Geç saatlere kadar Genel Merkez’de bir grup parti yöneticisi ve milletvekili ile değerlendirme toplantısı yapan Yıldırım’a “hayırlı olsun” dileklerimizi ilettim. PKK’nın Tanışık köyünde yaptığı katliamın üzüntüsü yüzünden okunuyordu.
Partiden ayrılırken Yıldırım’ın çalışmaları sürüyordu.
Yanında AK Parti Genel Başkan Yardımcısı Mehdi Eker, AK Parti Genel Sekreteri Abdülhamit Gül, Ankara Milletvekili Mücahit Aslan ve AK Parti’nin tanıtım ve reklam organizasyonlarını yapan isim olan Erol Olçak ile Yıldırım’ın başdanışmanı Ömer Sertbaş vardı.

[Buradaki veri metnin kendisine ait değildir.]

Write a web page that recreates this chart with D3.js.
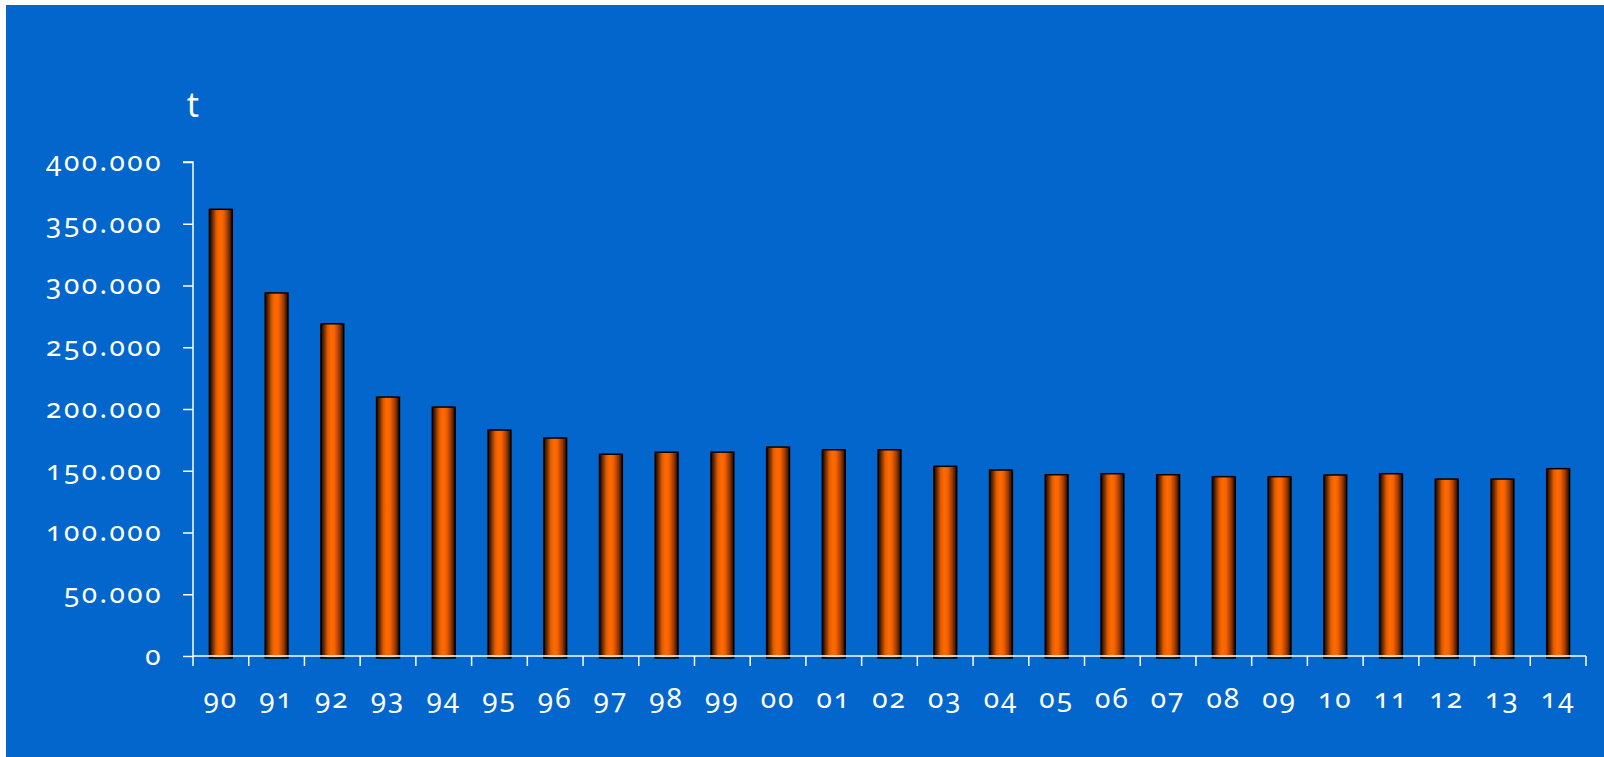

Başbakan adayı Yıldırım, sıcağı sıcağına yaptığı ilk ziyarette, Diyarbakır’da PKK’nın katlettiği köylülerin ailelerinin acısını henüz paylaşmış ve ayağının tozuyla Genel Merkez’e gelmişti.
Dün akşamdan itibaren Yıldırım’ın gündeminde sadece Ulaştırma Bakanlığı’nın faaliyetleri değil bugün katılacağı dokunulmazlık oylaması, kongre hazırlıkları, kongrede yapacağı konuşma, hükümetin oluşumu ve bütün bu süreçlerin ardından yapılacak icraatlar vardı.